You need enough visitors and conversions for results to be statistically significant. Tools like Google Optimize or VWO calculate significance for you. Do not declare winners until the data supports it.
One change at a time
If you change five things simultaneously and conversions improve, you do not know which change worked. Test one element at a time for clear learning.
This takes longer but produces reliable insights you can apply elsewhere.
Continuous improvement
CRO is not a one-time project. It is an ongoing process of hypothesis, test, learn, and iterate. Even well-optimised sites can improve further.
Build testing into your regular website maintenance. Run one test per month. Implement winners. Document learnings. Small improvements compound over time.
Quick Wins for Service Websites
Some improvements deliver reliable results across most service websites. Start here before complex testing.
Add phone number to header on every page. Visitors should never have to hunt for how to call you.
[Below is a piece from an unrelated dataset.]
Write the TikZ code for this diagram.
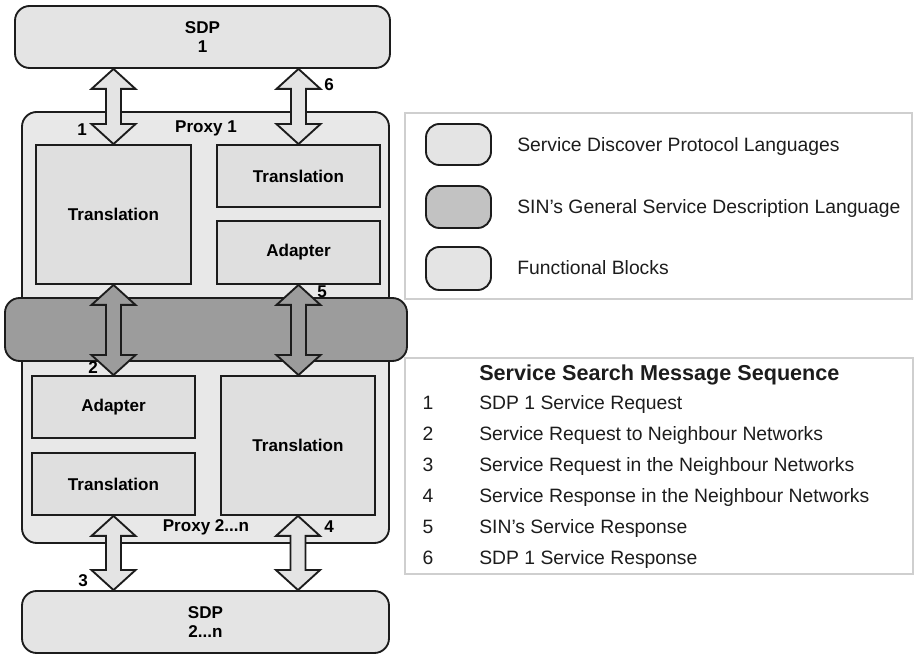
\documentclass[tikz,border=0pt]{standalone}
\usepackage{fontspec}
\setmainfont{Liberation Sans}
\usetikzlibrary{calc}
\definecolor{lite}{HTML}{E4E4E4}
\definecolor{proxyc}{HTML}{E8E8E8}
\definecolor{blockc}{HTML}{DFDFDF}
\definecolor{dark}{HTML}{9C9C9C}
\definecolor{legdark}{HTML}{C2C2C2}
\definecolor{ink}{HTML}{1C1C1C}
\definecolor{frame}{HTML}{CFCFCF}
\newcommand\lblfont{\bfseries\fontsize{12.8}{14.5}\selectfont}
\newcommand\legfont{\fontsize{14.5}{17}\selectfont}
\newcommand\bx[7]{\node[#6, minimum width={(#4-#2)*0.75pt}, minimum height={(#5-#3)*0.75pt}] (#1) at ({(#2+#4)/2},{(#3+#5)/2}) {#7};}
\newcommand\dbarrow[3]{\draw[arr, fill=#3] let \p1=(#1), \p2=(#2) in
  (\x1,\y1) -- ({\x1+16.5pt},{\y1-15pt}) -- ({\x1+5.6pt},{\y1-15pt}) -- ({\x1+5.6pt},{\y2+15pt})
  -- ({\x1+16.5pt},{\y2+15pt}) -- (\x1,\y2) -- ({\x1-16.5pt},{\y2+15pt}) -- ({\x1-5.6pt},{\y2+15pt})
  -- ({\x1-5.6pt},{\y1-15pt}) -- ({\x1-16.5pt},{\y1-15pt}) -- cycle;}
\tikzset{
  box/.style={draw=ink, line width=1.4pt, fill=blockc, font=\lblfont, inner sep=0pt},
  rbox/.style={box, rounded corners=11pt},
  arr/.style={draw=ink, line width=1.4pt, line join=miter},
  lbl/.style={font=\lblfont, inner sep=0pt},
  legframe/.style={draw=frame, line width=0.8pt, inner sep=0pt},
  legtxt/.style={font=\legfont, inner sep=0pt, anchor=base west, text=ink},
  legtitle/.style={font=\bfseries\fontsize{16.2}{19}\selectfont, inner sep=0pt, anchor=base west, text=ink},
  legnum/.style={font=\legfont, inner sep=0pt, anchor=base, text=ink}
}
\begin{document}
\begin{tikzpicture}[x=0.75pt, y=-0.75pt]
\useasboundingbox (0,0) rectangle (914,655);
% main blocks
\bx{sdp1}{15}{6}{390}{68}{rbox, fill=lite, align=center}{SDP\\1}
\bx{proxy}{22}{112}{389}{543}{rbox, fill=proxyc}{}
\bx{band}{5}{298}{407}{361}{rbox, fill=dark}{}
\bx{tl}{36}{145}{191}{284}{box}{Translation}
\bx{tr}{217}{145}{380}{207}{box}{Translation}
\bx{ad1}{217}{221}{380}{284}{box}{Adapter}
\bx{ad2}{32}{376}{195}{438}{box}{Adapter}
\bx{tl2}{32}{453}{195}{515}{box}{Translation}
\bx{tr2}{221}{376}{375}{515}{box}{Translation}
\bx{sdp2}{22}{591}{389}{653}{rbox, fill=lite, align=center}{SDP\\2...n}
% labels
\node[lbl] (p1) at (206,128) {Proxy 1};
\node[lbl] (p2) at (206,527) {Proxy 2...n};
% arrows
\dbarrow{tl.north |- sdp1.south}{tl.north}{lite}
\dbarrow{tr.north |- sdp1.south}{tr.north}{lite}
\dbarrow{tl.south}{ad2.north}{dark}
\dbarrow{ad1.south}{tr2.north}{dark}
\dbarrow{tl2.south}{tl2.south |- sdp2.north}{lite}
\dbarrow{tr2.south}{tr2.south |- sdp2.north}{lite}
\node[lbl] (n1) at (82,130) {1};
\node[lbl] (n6) at (329,85) {6};
\node[lbl] (n5) at (322,292) {5};
\node[lbl] (n2) at (93,368) {2};
\node[lbl] (n3) at (83,581) {3};
\node[lbl] (n4) at (329,527) {4};
% legend 1
\bx{leg1}{405}{113}{912}{299}{legframe}{}
\bx{k1}{426}{124}{491}{165}{rbox, rounded corners=10pt, fill=lite}{}
\bx{k2}{426}{186}{491}{228}{rbox, rounded corners=10pt, fill=legdark}{}
\bx{k3}{426}{247}{491}{290}{rbox, rounded corners=10pt, fill=lite}{}
\node[legtxt] (t1) at (517,152) {Service Discover Protocol Languages};
\node[legtxt] (t2) at (517,214) {SIN's General Service Description Language};
\node[legtxt] (t3) at (517,275) {Functional Blocks};
% legend 2
\bx{leg2}{405}{358}{913}{574}{legframe}{}
\node[legtitle] (st) at (479,381) {Service Search Message Sequence};
\node[legnum] (s1n) at (428,410) {1}; \node[legtxt] (s1) at (479,410) {SDP 1 Service Request};
\node[legnum] (s2n) at (428,441) {2}; \node[legtxt] (s2) at (479,441) {Service Request to Neighbour Networks};
\node[legnum] (s3n) at (428,472) {3}; \node[legtxt] (s3) at (479,472) {Service Request in the Neighbour Networks};
\node[legnum] (s4n) at (428,503) {4}; \node[legtxt] (s4) at (479,503) {Service Response in the Neighbour Networks};
\node[legnum] (s5n) at (428,534) {5}; \node[legtxt] (s5) at (479,534) {SIN's Service Response};
\node[legnum] (s6n) at (428,565) {6}; \node[legtxt] (s6) at (479,565) {SDP 1 Service Response};
\end{tikzpicture}
\end{document}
Shorten your enquiry form. Remove any field not absolutely necessary for an initial response.
Add testimonials to service pages. Not just a testimonials page; embed relevant reviews on the pages where people decide to contact you.
Make CTAs specific. Replace "Submit" with "Get Your Free Quote". Replace "Contact Us" with "Request a Callback".
Add trust signals above the fold. Review scores, accreditation logos, and years of experience visible without scrolling.
Fix mobile experience. Test forms on actual phones. Add click-to-call. Ensure navigation works with thumbs.
Improve page speed. Slow pages kill conversions. Compress images, enable caching, and fix obvious speed issues.
Create urgency where genuine. "Limited availability this month" or "Response within 2 hours" can motivate action, but only if true.
Measuring CRO Success
Track the metrics that matter for your business.
Conversion rate by source, device, and page shows where you are winning and losing.
Cost per conversion from paid traffic shows whether improvements are translating to efficiency.
Lead quality matters as much as quantity. Track which leads become customers, not just who submits forms.
Revenue per visitor is the ultimate metric. Higher conversion rates that attract tyre-kickers may not improve revenue.
CRO done well is not about tricks or manipulation. It is about making it easy for people who want your services to reach you. Remove friction, build trust, and guide action. When your website does these things well, more visitors become customers.